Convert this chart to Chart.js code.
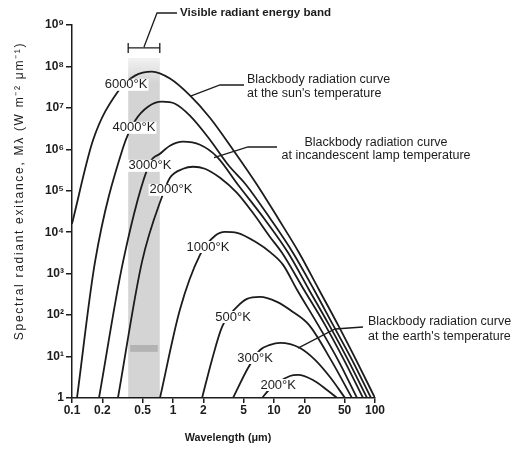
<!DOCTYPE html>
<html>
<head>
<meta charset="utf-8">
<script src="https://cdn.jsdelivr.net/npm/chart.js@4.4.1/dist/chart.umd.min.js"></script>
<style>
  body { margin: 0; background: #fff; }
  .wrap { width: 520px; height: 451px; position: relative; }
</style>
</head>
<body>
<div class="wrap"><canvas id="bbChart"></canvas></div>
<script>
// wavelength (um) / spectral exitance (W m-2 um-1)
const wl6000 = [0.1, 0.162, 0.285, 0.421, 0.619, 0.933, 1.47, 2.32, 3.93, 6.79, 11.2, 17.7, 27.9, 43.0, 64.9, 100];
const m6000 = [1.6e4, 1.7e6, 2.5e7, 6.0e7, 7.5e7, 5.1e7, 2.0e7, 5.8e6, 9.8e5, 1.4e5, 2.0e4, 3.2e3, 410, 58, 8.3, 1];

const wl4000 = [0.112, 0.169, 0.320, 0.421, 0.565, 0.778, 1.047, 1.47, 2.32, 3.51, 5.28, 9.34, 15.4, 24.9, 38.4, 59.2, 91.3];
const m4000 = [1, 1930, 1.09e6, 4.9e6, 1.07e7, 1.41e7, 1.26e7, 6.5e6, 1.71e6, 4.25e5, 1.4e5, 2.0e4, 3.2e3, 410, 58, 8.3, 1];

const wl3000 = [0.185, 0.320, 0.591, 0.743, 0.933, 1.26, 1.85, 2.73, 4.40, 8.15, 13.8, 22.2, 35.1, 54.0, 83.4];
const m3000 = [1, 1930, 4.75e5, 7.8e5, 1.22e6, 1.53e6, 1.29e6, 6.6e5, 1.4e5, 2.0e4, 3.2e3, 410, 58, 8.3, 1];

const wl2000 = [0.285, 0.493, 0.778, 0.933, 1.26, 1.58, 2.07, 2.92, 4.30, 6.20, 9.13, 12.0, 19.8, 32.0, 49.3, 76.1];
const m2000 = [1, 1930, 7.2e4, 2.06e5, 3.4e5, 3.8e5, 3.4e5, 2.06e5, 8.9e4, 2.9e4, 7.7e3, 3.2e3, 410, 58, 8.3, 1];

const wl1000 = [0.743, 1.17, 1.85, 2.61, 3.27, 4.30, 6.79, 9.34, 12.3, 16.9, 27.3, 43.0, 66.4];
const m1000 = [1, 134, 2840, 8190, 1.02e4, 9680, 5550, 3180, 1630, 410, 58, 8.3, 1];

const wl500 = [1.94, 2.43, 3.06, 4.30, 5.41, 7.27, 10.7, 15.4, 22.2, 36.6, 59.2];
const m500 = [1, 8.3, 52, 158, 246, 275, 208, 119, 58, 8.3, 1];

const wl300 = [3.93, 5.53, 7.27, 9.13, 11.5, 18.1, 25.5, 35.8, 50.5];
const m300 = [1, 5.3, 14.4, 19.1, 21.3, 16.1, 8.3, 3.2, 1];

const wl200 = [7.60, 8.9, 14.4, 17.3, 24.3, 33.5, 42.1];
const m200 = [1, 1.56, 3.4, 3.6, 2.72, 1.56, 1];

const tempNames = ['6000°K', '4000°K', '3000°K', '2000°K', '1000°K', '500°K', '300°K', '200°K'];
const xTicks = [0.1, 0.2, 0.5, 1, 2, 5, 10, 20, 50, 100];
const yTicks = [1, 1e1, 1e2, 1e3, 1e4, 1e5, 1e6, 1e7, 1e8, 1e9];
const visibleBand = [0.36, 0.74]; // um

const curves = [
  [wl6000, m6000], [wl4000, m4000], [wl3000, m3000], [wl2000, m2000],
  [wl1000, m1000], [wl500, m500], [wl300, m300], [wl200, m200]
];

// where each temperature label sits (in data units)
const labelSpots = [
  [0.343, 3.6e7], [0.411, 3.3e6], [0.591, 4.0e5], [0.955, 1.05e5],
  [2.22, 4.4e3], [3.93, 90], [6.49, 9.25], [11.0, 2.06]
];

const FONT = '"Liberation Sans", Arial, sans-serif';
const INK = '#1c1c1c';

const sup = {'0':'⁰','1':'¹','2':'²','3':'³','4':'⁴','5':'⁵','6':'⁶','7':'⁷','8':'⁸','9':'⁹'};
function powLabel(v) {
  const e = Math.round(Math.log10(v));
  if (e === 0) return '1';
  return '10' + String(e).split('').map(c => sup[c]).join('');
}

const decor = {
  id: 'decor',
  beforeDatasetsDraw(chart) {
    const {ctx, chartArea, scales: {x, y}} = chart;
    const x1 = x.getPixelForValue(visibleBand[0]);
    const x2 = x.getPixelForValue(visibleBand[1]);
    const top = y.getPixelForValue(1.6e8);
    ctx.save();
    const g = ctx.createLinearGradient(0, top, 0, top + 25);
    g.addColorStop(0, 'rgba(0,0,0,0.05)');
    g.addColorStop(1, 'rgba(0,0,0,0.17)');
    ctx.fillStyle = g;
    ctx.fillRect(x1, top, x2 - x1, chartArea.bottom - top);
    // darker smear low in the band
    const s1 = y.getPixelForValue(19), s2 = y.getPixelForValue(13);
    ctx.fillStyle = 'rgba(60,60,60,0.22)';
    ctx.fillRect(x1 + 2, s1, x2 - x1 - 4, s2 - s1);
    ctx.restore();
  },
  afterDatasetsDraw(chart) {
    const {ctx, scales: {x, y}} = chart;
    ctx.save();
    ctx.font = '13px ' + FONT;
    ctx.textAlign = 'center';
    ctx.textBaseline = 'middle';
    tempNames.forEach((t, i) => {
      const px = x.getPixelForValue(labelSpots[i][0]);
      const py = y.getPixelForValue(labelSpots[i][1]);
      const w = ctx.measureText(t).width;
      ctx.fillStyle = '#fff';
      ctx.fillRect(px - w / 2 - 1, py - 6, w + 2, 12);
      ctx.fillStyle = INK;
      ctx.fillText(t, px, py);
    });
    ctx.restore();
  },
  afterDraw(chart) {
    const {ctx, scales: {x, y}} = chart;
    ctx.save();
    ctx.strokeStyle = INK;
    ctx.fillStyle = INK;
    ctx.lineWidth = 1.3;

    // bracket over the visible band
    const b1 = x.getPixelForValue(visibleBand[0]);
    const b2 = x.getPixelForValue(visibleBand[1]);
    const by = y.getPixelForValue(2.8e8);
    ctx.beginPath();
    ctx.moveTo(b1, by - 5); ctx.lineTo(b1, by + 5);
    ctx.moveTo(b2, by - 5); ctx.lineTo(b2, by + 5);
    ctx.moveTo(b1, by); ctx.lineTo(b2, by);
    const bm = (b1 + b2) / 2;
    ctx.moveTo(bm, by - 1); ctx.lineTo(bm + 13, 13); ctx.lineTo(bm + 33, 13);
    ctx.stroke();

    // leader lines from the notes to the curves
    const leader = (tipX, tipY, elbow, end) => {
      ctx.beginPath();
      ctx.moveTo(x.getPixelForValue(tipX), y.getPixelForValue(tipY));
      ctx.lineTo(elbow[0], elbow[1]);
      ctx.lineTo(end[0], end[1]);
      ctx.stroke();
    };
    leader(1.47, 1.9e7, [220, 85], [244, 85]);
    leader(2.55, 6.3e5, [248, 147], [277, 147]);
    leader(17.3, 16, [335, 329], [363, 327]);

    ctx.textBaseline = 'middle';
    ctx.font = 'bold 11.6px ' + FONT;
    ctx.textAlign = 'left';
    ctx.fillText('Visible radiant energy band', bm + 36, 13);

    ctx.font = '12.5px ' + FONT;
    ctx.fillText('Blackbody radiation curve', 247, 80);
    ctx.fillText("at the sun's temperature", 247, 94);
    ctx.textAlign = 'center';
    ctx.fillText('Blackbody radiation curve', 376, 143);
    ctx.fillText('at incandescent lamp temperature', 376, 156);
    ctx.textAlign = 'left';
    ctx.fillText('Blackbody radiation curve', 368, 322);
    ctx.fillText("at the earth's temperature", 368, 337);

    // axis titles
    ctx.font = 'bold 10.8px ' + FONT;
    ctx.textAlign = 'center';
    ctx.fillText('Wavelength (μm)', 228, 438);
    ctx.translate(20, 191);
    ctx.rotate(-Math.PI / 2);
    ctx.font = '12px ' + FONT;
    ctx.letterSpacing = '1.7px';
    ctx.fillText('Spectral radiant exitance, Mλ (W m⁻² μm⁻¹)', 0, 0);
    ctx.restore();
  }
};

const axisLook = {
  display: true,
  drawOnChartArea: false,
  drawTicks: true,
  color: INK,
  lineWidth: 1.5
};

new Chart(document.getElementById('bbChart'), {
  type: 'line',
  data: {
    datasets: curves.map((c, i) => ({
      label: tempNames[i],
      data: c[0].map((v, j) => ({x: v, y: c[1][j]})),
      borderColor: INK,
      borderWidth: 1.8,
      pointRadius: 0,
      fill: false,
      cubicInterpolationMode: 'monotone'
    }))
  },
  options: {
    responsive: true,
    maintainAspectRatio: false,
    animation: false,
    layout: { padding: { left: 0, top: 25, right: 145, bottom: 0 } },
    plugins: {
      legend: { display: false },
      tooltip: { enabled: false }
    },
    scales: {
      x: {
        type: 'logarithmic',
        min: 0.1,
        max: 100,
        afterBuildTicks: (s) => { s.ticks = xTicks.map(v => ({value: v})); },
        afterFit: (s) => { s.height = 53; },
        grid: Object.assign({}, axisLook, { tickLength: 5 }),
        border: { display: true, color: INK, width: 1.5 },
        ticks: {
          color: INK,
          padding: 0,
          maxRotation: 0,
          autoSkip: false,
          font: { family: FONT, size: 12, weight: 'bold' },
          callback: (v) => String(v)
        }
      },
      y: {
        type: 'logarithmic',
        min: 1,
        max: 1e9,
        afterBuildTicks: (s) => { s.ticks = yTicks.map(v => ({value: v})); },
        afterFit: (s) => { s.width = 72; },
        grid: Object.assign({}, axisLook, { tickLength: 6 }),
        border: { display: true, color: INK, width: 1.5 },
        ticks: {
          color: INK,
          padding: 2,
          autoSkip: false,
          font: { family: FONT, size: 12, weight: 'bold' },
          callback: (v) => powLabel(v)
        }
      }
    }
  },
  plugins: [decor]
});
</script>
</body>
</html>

*Given problem*.
The lines from the top of the data above through the one holding "9.8e5, 1.4e5, 2.0e4, 3.2e3, 410, 58, 8.3, 1];" are to be repeated exactly, and only those, with no pictures.

*Written solution*.
Convert this chart to Chart.js code.
<!DOCTYPE html>
<html>
<head>
<meta charset="utf-8">
<script src="https://cdn.jsdelivr.net/npm/chart.js@4.4.1/dist/chart.umd.min.js"></script>
<style>
  body { margin: 0; background: #fff; }
  .wrap { width: 520px; height: 451px; position: relative; }
</style>
</head>
<body>
<div class="wrap"><canvas id="bbChart"></canvas></div>
<script>
// wavelength (um) / spectral exitance (W m-2 um-1)
const wl6000 = [0.1, 0.162, 0.285, 0.421, 0.619, 0.933, 1.47, 2.32, 3.93, 6.79, 11.2, 17.7, 27.9, 43.0, 64.9, 100];
const m6000 = [1.6e4, 1.7e6, 2.5e7, 6.0e7, 7.5e7, 5.1e7, 2.0e7, 5.8e6, 9.8e5, 1.4e5, 2.0e4, 3.2e3, 410, 58, 8.3, 1];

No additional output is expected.